Und dass der Impact der Gemeinschaftsgastronomie mit tonnenweisem Verbrauch an Lebensmitteln kein Pappenstiel ist, versteht sich von selbst. Zudem kann gerade die Gastronomie mit gesunden, nahrhaften, genussvollen Angeboten das Klima-Engagement "versüßen" – von Verzicht keine Spur. Skandalös ist es doch eigentlich, nichts zu unternehmen und den Status quo ewig unkonstruktiv meckernd hinzunehmen, wie auch die Kommentatorin Angelika Herdegger der NZZ schließt: "Empörend sind in Fragen der Ernährung doch ganz andere Dinge. Zum Beispiel, dass die Politik noch 2021 Steuergeld in Fleischwerbung investiert."
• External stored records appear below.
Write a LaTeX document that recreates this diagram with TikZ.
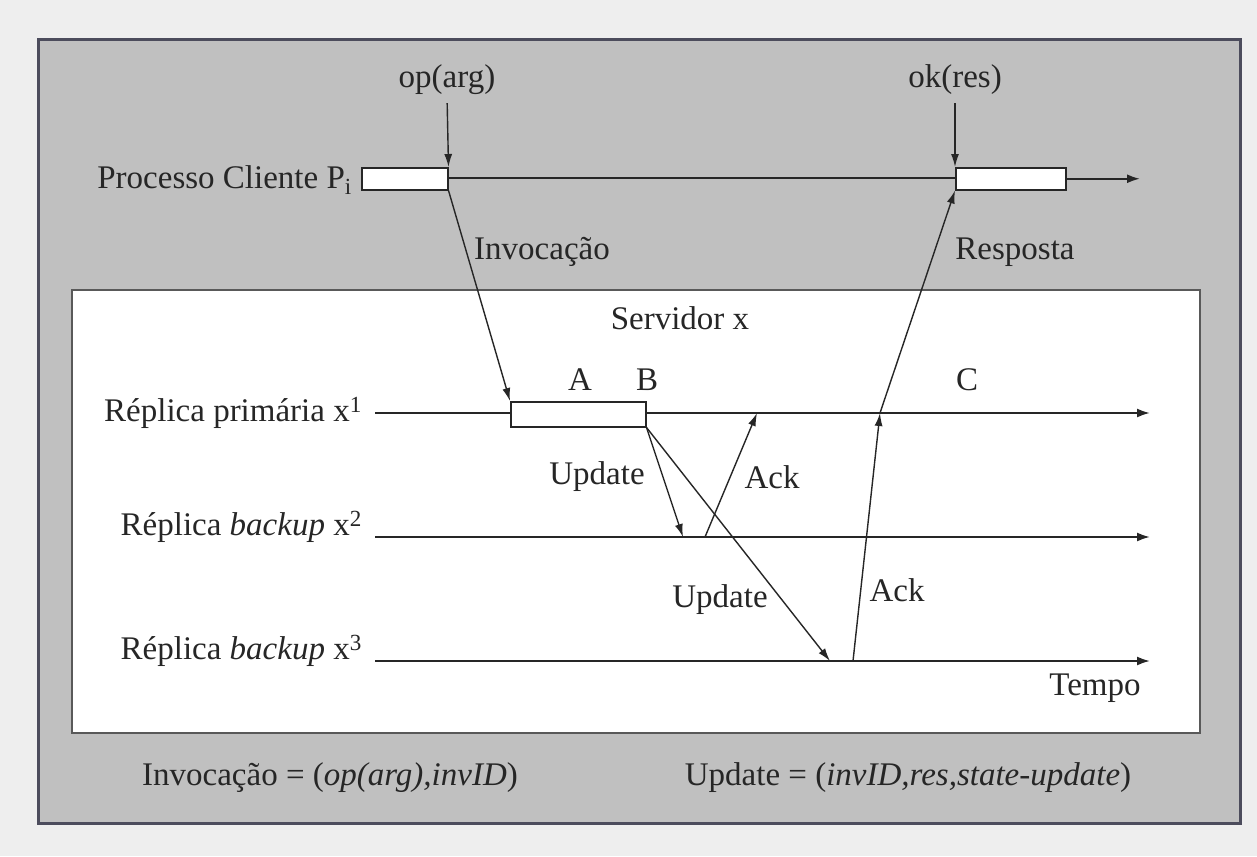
\documentclass[tikz,border=0pt]{standalone}
\usepackage{fontspec}
\setmainfont{Liberation Serif}
\usetikzlibrary{arrows.meta}
\definecolor{pagebg}{HTML}{EEEEEE}
\definecolor{outerfill}{HTML}{C0C0C0}
\definecolor{outerline}{HTML}{4C4C5C}
\definecolor{ink}{HTML}{262626}
\begin{document}
\begin{tikzpicture}[x=1pt,y=-1pt,
  font=\fontsize{33}{38}\selectfont,
  ln/.style={line width=2pt, draw=ink},
  arr/.style={ln, -{Latex[length=13pt,width=9pt]}},
  msg/.style={line width=1.4pt, draw=ink, -{Latex[length=13pt,width=8pt]}},
  lbl/.style={inner sep=0pt, text=ink},
  bar/.style={draw=ink, line width=1.5pt, fill=white, inner sep=0pt, anchor=north west}]
\useasboundingbox (0,0) rectangle (1257,856);
\fill[pagebg] (0,0) rectangle (1257,856);
\draw[line width=3pt, draw=outerline, fill=outerfill] (38,40) rectangle (1240,823);
\draw[line width=2pt, draw=gray!70!black, fill=white] (72,290) rectangle (1200,733);

% coordinates
\coordinate (cs) at (447,178);
\coordinate (ce) at (1140,178);
\coordinate (l1s) at (375,413); \coordinate (l1e) at (1150,413);
\coordinate (l2s) at (375,537); \coordinate (l2e) at (1150,537);
\coordinate (l3s) at (375,661); \coordinate (l3e) at (1150,661);
\coordinate (u1) at (683,537);
\coordinate (a1s) at (705,537);
\coordinate (a1e) at (757,413);
\coordinate (u2) at (830,661);
\coordinate (a2s) at (853,661);
\coordinate (a2e) at (880,413);

% time lines
\draw[ln] (cs) -- (955,178);
\draw[arr] (l1s) -- (l1e);
\draw[arr] (l2s) -- (l2e);
\draw[arr] (l3s) -- (l3e);

% bars
\node[bar, minimum width=86pt, minimum height=22pt] (c1) at (361,167) {};
\node[bar, minimum width=110pt, minimum height=22pt] (c2) at (955,167) {};
\node[bar, minimum width=135pt, minimum height=25pt] (p1) at (510,401) {};
\draw[arr] (c2.east) -- (c2.east -| ce);

% labels
\node[lbl, anchor=east] (pc) at (352,180) {Processo Cliente P\textsubscript{i}};
\node[lbl, anchor=east] (r1) at (362,413) {Réplica primária x\textsuperscript{1}};
\node[lbl, anchor=east] (r2) at (362,527) {Réplica \textit{backup} x\textsuperscript{2}};
\node[lbl, anchor=east] (r3) at (362,651) {Réplica \textit{backup} x\textsuperscript{3}};
\node[lbl] (op) at (447,80) {op(arg)};
\node[lbl] (ok) at (955,80) {ok(res)};
\node[lbl] (inv) at (542,252) {Invocação};
\node[lbl] (resp) at (1015,252) {Resposta};
\node[lbl] (serv) at (680,318) {Servidor x};
\node[lbl] (la) at (580,380) {A};
\node[lbl] (lb) at (647,380) {B};
\node[lbl] (lc) at (967,380) {C};
\node[lbl] (up1) at (597,477) {Update};
\node[lbl] (ack1) at (772,477) {Ack};
\node[lbl] (up2) at (720,600) {Update};
\node[lbl] (ack2) at (897,590) {Ack};
\node[lbl] (tempo) at (1095,688) {Tempo};
\node[lbl] (finv) at (330,778) {Invocação = (\textit{op(arg),invID})};
\node[lbl] (fupd) at (908,778) {Update = (\textit{invID,res,state-update})};

% messages
\draw[msg, shorten <=8pt] (op.south) -- (c1.north east);
\draw[msg, shorten <=8pt] (ok.south) -- (c2.north west);
\draw[msg] (c1.south east) -- (p1.north west);
\draw[msg] (p1.south east) -- (u1);
\draw[msg] (a1s) -- (a1e);
\draw[msg] (p1.south east) -- (u2);
\draw[msg] (a2s) -- (a2e);
\draw[msg] (a2e) -- (c2.south west);
\end{tikzpicture}
\end{document}
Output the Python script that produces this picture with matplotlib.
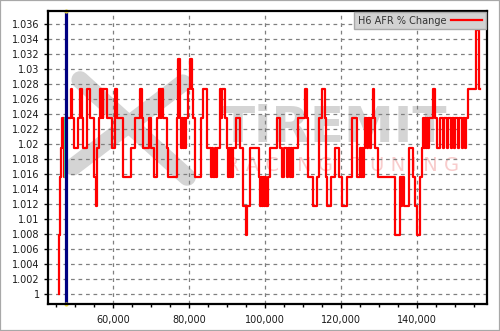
import matplotlib
matplotlib.use("Agg")
import matplotlib.pyplot as plt
from matplotlib.ticker import FuncFormatter, MultipleLocator
from matplotlib.patches import Rectangle
import numpy as np

# ---- data ----
series_name = "H6 AFR % Change"
# step change points (x) and the value held from that point on
x_pts = [45790, 45920, 46050, 46320, 46580, 47110, 47500, 48820, 49210, 49820,
         50870, 51240, 51760, 52110, 53160, 53950, 55000, 55400, 55790, 56320,
         56580, 56840, 56970, 57370, 57500, 58420, 59740, 60530, 61050, 62630,
         64740, 65790, 67110, 67630, 67900, 69470, 70000, 70790, 71580, 72110,
         72500, 72630, 73160, 74210, 74470, 76840, 77110, 77630, 77900, 78160,
         78420, 78680, 78950, 79210, 79740, 80260, 80790, 80920, 81500, 83080,
         83760, 84660, 84820, 85710, 86050, 86320, 86840, 87110, 87450, 88160,
         88420, 88690, 89550, 90080, 90260, 90530, 90790, 91050, 91320, 91660,
         92370, 93420, 94290, 94870, 95130, 96050, 98500, 98690, 98950, 99210,
         99470, 99740, 100000, 100260, 100790, 101320, 103160, 103870, 104470, 105000,
         105710, 105920, 106580, 106840, 107110, 107370, 108760, 110530, 111130, 111400,
         112710, 113610, 114290, 114920, 115790, 116050, 116320, 117290, 118420, 119470,
         120190, 121660, 122900, 124210, 125000, 125260, 125530, 125790, 126050, 126320,
         126840, 127110, 127630, 127900, 128340, 128760, 128950, 129740, 134210, 135530,
         135790, 136050, 136580, 137970, 138950, 139470, 140080, 140790, 141240, 141450,
         141710, 141970, 142240, 142500, 142900, 143160, 144130, 144740, 145260, 146050,
         146840, 147110, 147900, 148160, 148950, 149210, 149740, 150000, 150790, 151050,
         151840, 152110, 152630, 152900, 153420, 155450, 156320, 156450]
y_pts = [1.0, 1.0078, 1.0156, 1.0195, 1.0234, 1.0156, 1.0234, 1.0273, 1.0234, 1.0195,
         1.0234, 1.0273, 1.0234, 1.0195, 1.0273, 1.0234, 1.0156, 1.0117, 1.0195, 1.0234,
         1.0273, 1.0234, 1.0273, 1.0234, 1.0273, 1.0234, 1.0195, 1.0273, 1.0234, 1.0156,
         1.0195, 1.0234, 1.0273, 1.0234, 1.0195, 1.0234, 1.0195, 1.0156, 1.0234, 1.0273,
         1.0234, 1.0273, 1.0234, 1.0195, 1.0156, 1.0234, 1.0313, 1.0234, 1.0195, 1.0234,
         1.0195, 1.0234, 1.0195, 1.0234, 1.0273, 1.0313, 1.0273, 1.0234, 1.0156, 1.0234,
         1.0273, 1.0234, 1.0195, 1.0156, 1.0195, 1.0156, 1.0195, 1.0156, 1.0195, 1.0273,
         1.0234, 1.0273, 1.0234, 1.0195, 1.0156, 1.0195, 1.0156, 1.0195, 1.0156, 1.0195,
         1.0234, 1.0195, 1.0117, 1.0078, 1.0117, 1.0195, 1.0156, 1.0117, 1.0156, 1.0117,
         1.0156, 1.0117, 1.0156, 1.0117, 1.0156, 1.0195, 1.0234, 1.0195, 1.0156, 1.0195,
         1.0156, 1.0195, 1.0156, 1.0195, 1.0156, 1.0195, 1.0234, 1.0273, 1.0234, 1.0156,
         1.0117, 1.0156, 1.0234, 1.0273, 1.0234, 1.0156, 1.0117, 1.0156, 1.0195, 1.0156,
         1.0117, 1.0156, 1.0234, 1.0156, 1.0195, 1.0156, 1.0195, 1.0156, 1.0195, 1.0234,
         1.0195, 1.0234, 1.0195, 1.0234, 1.0273, 1.0234, 1.0195, 1.0156, 1.0078, 1.0156,
         1.0117, 1.0156, 1.0117, 1.0195, 1.0156, 1.0117, 1.0078, 1.0156, 1.0195, 1.0234,
         1.0195, 1.0234, 1.0195, 1.0234, 1.0195, 1.0234, 1.0273, 1.0234, 1.0195, 1.0234,
         1.0195, 1.0234, 1.0195, 1.0234, 1.0195, 1.0234, 1.0195, 1.0234, 1.0195, 1.0234,
         1.0195, 1.0234, 1.0195, 1.0234, 1.0273, 1.0352, 1.0273, 1.0273]

cursor_x = 47550
green_x = 47290
green_y = [1.0156, 1.0234]

x_ticks = [60000, 80000, 100000, 120000, 140000]
y_ticks = [1.0, 1.002, 1.004, 1.006, 1.008, 1.01, 1.012, 1.014, 1.016, 1.018,
           1.02, 1.022, 1.024, 1.026, 1.028, 1.03, 1.032, 1.034, 1.036]
x_range = [42900, 158400]
y_range = [0.99867, 1.0377]

# ---- figure ----
fig = plt.figure(figsize=(5.0, 3.31), dpi=100)
fig.patch.set_facecolor("white")
fig.patches.append(Rectangle((0, 0), 1, 1, transform=fig.transFigure,
                             fill=False, edgecolor="#a8a8a8", lw=1.6))
ax = fig.add_axes([0.096, 0.0816, 0.878, 0.8852])
ax.set_xlim(*x_range)
ax.set_ylim(*y_range)

# watermark
wm_t = ax.transAxes
ax.plot([0.073, 0.317], [0.765, 0.433], color="#d4d4d4", lw=12.5,
        solid_capstyle="round", transform=wm_t, zorder=0.1)
ax.plot([0.057, 0.307], [0.468, 0.754], color="#d4d4d4", lw=12.5,
        solid_capstyle="round", transform=wm_t, zorder=0.1)
ax.text(0.651, 0.60, "TiREMIT", transform=wm_t, ha="center", va="center",
        fontsize=36, fontweight="bold", color="#d4d4d4", zorder=0.1)
ax.text(0.672, 0.474, "R A C I N G   T U N I N G", transform=wm_t, ha="center",
        va="center", fontsize=14, color="#f8cccc", zorder=0.1)

# grid
ax.grid(True, which="major", color="#808080", linestyle=(0, (3, 3)), lw=0.9,
        zorder=1)

# data
xs = x_pts
ys = y_pts
ax.step(xs, ys, where="post", color="#ff0000", lw=1.6, label=series_name, zorder=3)
ax.plot([green_x, green_x], green_y, color="#33ee88", lw=1.3, zorder=4)
ax.axvline(cursor_x, color="#000080", lw=2.3, zorder=5)
ax.plot([cursor_x, cursor_x], [y_range[0], y_range[1]], ls="none", marker="o",
        ms=2, color="#f0e040", zorder=6, clip_on=False)

# axes styling
for s in ax.spines.values():
    s.set_color("black")
    s.set_linewidth(1.6)
    s.set_zorder(7)
ax.set_xticks(x_ticks)
ax.xaxis.set_minor_locator(MultipleLocator(5000))
ax.set_yticks(y_ticks)
ax.xaxis.set_major_formatter(FuncFormatter(lambda v, p: f"{int(round(v)):,}"))
ax.yaxis.set_major_formatter(
    FuncFormatter(lambda v, p: (f"{v:.3f}".rstrip("0").rstrip("."))))
ax.tick_params(axis="both", which="major", length=3, width=1, color="black",
               labelsize=7, labelcolor="#1a1a1a", direction="out")
ax.tick_params(axis="x", which="minor", length=2, width=1, color="black",
               direction="out")
ax.tick_params(axis="x", pad=5)
ax.tick_params(axis="y", pad=3)

leg = ax.legend(loc="upper right", borderaxespad=0.15, fancybox=False,
                framealpha=1, fontsize=7, markerfirst=False, handlelength=3.2,
                borderpad=0.35, handletextpad=0.5)
leg.get_frame().set_facecolor("#d2d2d2")
leg.get_frame().set_edgecolor("#a8a8a8")
leg.get_frame().set_linewidth(1.0)
leg.set_zorder(8)
for t in leg.get_texts():
    t.set_color("#333333")

fig.savefig("out.png", dpi=100)
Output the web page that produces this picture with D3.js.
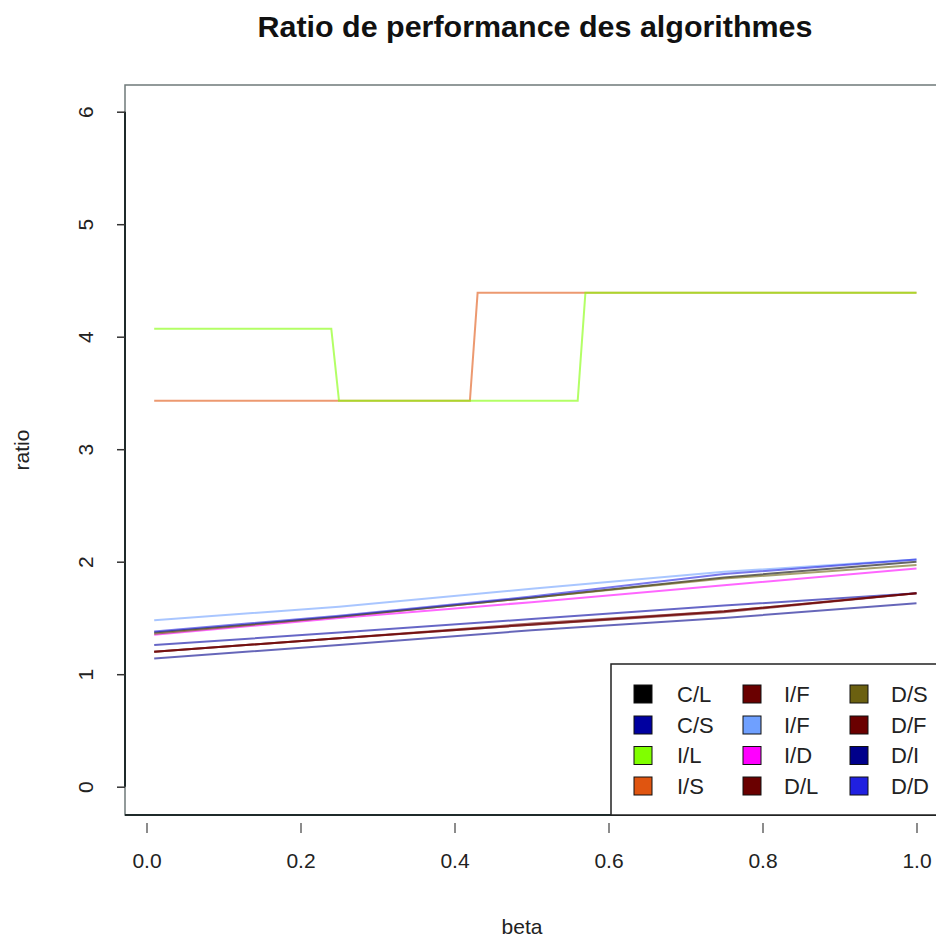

In der Veggie-Hochburg Berlin, wo ab Oktober an die 200.000 potenzielle Gäste zu 68 Prozent vegane und zu 28 Prozent vegetarische Gerichte vorfinden, geht man schlicht davon aus, vor allem dem Wunsch der Gäste gerecht zu werden. Ein medialer Aufschrei? Fehlanzeige.
Über ZFV-Unternehmungen
Die ZFV-Unternehmungen wurden 1894 in Zürich gegründet und sind heute ein schweizweit führendes Unternehmen mit den Tätigkeitsschwerpunkten Hotellerie, Gastronomie und Bäckerei-Konditorei. Zum Unternehmen gehören die 17 Sorell Hotels, verschiedene öffentliche Trend- und Museumsrestaurants, zahlreiche Personalrestaurants, Cafeterias, Universitäts- und Schulmensen sowie die Kleiner Bäckerei-Konditorei. Der ZFV ist ebenfalls in der Messe- und Stadiongastronomie sowie im Eventcatering tätig. Zu den Kunden im Segment Education zählen etwa zahlreiche Berufsschulen im Kanton Zürich oder die Uni Zürich. In Luzern wird die Gastronomie im Verkehrshaus, die Mensa der Hochschule sowie das Bistro des Bildungszentrums von dem Unternehmen betrieben.